Reproduce the material below line by line, beginning with its first line and ending with the line that contains "const BOX_HALF = 0.375;"; leave out pictures.
──────── Material provided
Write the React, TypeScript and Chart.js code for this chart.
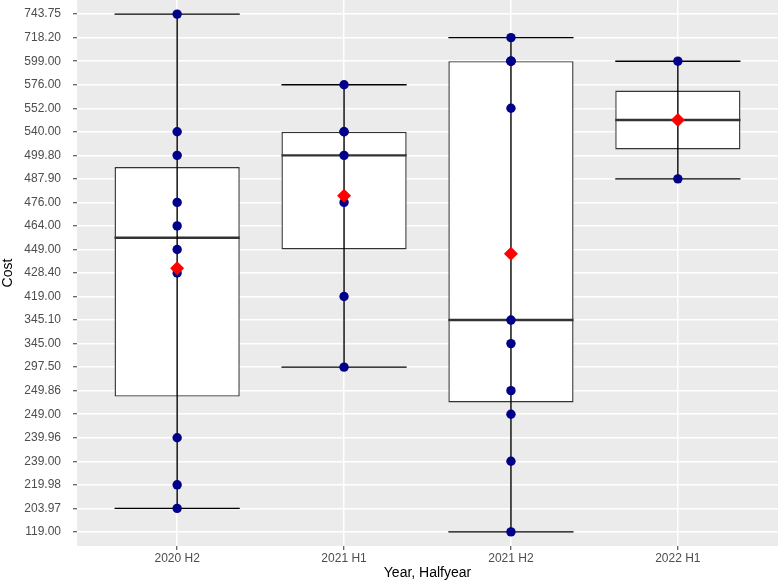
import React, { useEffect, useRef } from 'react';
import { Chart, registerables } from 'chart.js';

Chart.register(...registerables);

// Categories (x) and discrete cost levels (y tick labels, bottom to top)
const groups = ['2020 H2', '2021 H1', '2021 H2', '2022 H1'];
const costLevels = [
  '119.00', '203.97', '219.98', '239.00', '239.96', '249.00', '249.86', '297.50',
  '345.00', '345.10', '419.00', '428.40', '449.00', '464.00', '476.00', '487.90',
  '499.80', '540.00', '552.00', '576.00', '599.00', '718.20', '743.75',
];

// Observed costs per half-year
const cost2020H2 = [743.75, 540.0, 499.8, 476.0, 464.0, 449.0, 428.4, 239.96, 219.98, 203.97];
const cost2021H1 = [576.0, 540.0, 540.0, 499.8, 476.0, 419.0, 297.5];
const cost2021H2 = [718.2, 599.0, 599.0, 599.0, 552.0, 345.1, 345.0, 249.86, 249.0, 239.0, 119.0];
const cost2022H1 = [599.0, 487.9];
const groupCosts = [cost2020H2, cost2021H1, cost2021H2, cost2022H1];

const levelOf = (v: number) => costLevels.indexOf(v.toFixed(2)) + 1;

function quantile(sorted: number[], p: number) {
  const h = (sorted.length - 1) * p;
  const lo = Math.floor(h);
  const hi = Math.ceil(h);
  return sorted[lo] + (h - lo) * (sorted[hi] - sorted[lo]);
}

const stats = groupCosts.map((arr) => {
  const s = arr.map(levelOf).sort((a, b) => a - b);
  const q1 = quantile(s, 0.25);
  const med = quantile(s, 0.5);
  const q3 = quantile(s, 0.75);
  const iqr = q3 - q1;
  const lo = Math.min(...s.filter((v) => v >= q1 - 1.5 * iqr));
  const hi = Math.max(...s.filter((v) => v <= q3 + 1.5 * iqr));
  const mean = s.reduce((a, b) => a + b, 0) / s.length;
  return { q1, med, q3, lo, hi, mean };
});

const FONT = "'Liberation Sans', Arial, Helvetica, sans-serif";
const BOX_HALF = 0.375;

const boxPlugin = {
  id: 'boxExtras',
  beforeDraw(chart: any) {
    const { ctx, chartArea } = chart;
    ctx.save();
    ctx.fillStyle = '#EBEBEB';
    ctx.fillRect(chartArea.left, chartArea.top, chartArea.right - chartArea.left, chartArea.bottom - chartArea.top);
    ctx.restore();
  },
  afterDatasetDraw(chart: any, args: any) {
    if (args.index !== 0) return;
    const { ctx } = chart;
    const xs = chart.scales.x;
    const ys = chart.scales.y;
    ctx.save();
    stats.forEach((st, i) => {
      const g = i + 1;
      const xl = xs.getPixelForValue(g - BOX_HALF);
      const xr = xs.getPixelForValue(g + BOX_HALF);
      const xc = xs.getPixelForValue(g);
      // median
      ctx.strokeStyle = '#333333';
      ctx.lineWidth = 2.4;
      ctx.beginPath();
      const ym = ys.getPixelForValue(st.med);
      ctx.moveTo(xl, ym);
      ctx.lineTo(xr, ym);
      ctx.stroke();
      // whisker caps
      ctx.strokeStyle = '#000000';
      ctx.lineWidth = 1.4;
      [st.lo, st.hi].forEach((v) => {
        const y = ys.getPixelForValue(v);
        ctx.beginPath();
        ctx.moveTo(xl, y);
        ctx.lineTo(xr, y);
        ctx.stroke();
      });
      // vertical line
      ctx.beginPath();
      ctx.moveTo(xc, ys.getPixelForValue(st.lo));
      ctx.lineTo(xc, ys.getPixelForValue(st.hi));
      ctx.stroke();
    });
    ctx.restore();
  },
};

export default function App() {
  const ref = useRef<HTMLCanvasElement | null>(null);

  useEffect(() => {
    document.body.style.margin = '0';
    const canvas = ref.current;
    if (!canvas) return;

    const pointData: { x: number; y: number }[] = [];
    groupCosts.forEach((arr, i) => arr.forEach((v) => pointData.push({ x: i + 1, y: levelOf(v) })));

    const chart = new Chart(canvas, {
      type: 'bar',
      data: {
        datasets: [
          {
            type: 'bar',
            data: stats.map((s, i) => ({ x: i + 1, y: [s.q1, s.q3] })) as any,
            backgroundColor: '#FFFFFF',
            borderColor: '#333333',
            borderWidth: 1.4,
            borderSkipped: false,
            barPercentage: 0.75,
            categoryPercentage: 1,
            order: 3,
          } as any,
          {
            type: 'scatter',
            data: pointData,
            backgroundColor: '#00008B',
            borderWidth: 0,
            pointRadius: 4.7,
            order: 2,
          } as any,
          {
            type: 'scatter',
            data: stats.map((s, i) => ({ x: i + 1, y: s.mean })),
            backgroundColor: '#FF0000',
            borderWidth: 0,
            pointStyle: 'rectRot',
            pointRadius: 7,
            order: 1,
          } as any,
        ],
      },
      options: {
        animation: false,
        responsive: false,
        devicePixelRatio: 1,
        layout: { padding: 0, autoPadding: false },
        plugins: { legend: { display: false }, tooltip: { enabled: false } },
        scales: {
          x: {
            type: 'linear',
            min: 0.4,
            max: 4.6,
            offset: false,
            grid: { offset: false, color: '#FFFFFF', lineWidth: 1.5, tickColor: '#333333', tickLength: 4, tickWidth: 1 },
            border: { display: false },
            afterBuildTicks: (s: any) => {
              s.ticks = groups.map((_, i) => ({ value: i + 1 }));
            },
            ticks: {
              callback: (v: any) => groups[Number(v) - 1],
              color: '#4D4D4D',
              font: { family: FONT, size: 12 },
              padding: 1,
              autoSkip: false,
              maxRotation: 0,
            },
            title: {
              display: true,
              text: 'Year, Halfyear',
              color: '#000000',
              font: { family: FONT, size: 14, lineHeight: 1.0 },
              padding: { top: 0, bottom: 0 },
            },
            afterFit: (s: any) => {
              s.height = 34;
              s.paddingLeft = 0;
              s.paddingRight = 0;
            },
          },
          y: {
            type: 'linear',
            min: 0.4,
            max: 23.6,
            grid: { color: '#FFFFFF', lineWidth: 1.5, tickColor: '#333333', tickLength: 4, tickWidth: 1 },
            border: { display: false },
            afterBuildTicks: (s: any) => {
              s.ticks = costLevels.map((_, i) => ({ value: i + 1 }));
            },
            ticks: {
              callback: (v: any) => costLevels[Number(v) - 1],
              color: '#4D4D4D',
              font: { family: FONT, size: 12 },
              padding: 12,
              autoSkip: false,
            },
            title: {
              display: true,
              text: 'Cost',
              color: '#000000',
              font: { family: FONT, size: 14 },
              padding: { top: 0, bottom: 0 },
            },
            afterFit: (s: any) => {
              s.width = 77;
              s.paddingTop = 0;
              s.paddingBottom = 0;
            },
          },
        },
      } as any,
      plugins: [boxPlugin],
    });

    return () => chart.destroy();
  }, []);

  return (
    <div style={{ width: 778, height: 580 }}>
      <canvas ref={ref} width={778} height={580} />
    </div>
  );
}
────────────────
Response to this task:
Write the React, TypeScript and Chart.js code for this chart.
import React, { useEffect, useRef } from 'react';
import { Chart, registerables } from 'chart.js';

Chart.register(...registerables);

// Categories (x) and discrete cost levels (y tick labels, bottom to top)
const groups = ['2020 H2', '2021 H1', '2021 H2', '2022 H1'];
const costLevels = [
  '119.00', '203.97', '219.98', '239.00', '239.96', '249.00', '249.86', '297.50',
  '345.00', '345.10', '419.00', '428.40', '449.00', '464.00', '476.00', '487.90',
  '499.80', '540.00', '552.00', '576.00', '599.00', '718.20', '743.75',
];

// Observed costs per half-year
const cost2020H2 = [743.75, 540.0, 499.8, 476.0, 464.0, 449.0, 428.4, 239.96, 219.98, 203.97];
const cost2021H1 = [576.0, 540.0, 540.0, 499.8, 476.0, 419.0, 297.5];
const cost2021H2 = [718.2, 599.0, 599.0, 599.0, 552.0, 345.1, 345.0, 249.86, 249.0, 239.0, 119.0];
const cost2022H1 = [599.0, 487.9];
const groupCosts = [cost2020H2, cost2021H1, cost2021H2, cost2022H1];

const levelOf = (v: number) => costLevels.indexOf(v.toFixed(2)) + 1;

function quantile(sorted: number[], p: number) {
  const h = (sorted.length - 1) * p;
  const lo = Math.floor(h);
  const hi = Math.ceil(h);
  return sorted[lo] + (h - lo) * (sorted[hi] - sorted[lo]);
}

const stats = groupCosts.map((arr) => {
  const s = arr.map(levelOf).sort((a, b) => a - b);
  const q1 = quantile(s, 0.25);
  const med = quantile(s, 0.5);
  const q3 = quantile(s, 0.75);
  const iqr = q3 - q1;
  const lo = Math.min(...s.filter((v) => v >= q1 - 1.5 * iqr));
  const hi = Math.max(...s.filter((v) => v <= q3 + 1.5 * iqr));
  const mean = s.reduce((a, b) => a + b, 0) / s.length;
  return { q1, med, q3, lo, hi, mean };
});

const FONT = "'Liberation Sans', Arial, Helvetica, sans-serif";
const BOX_HALF = 0.375;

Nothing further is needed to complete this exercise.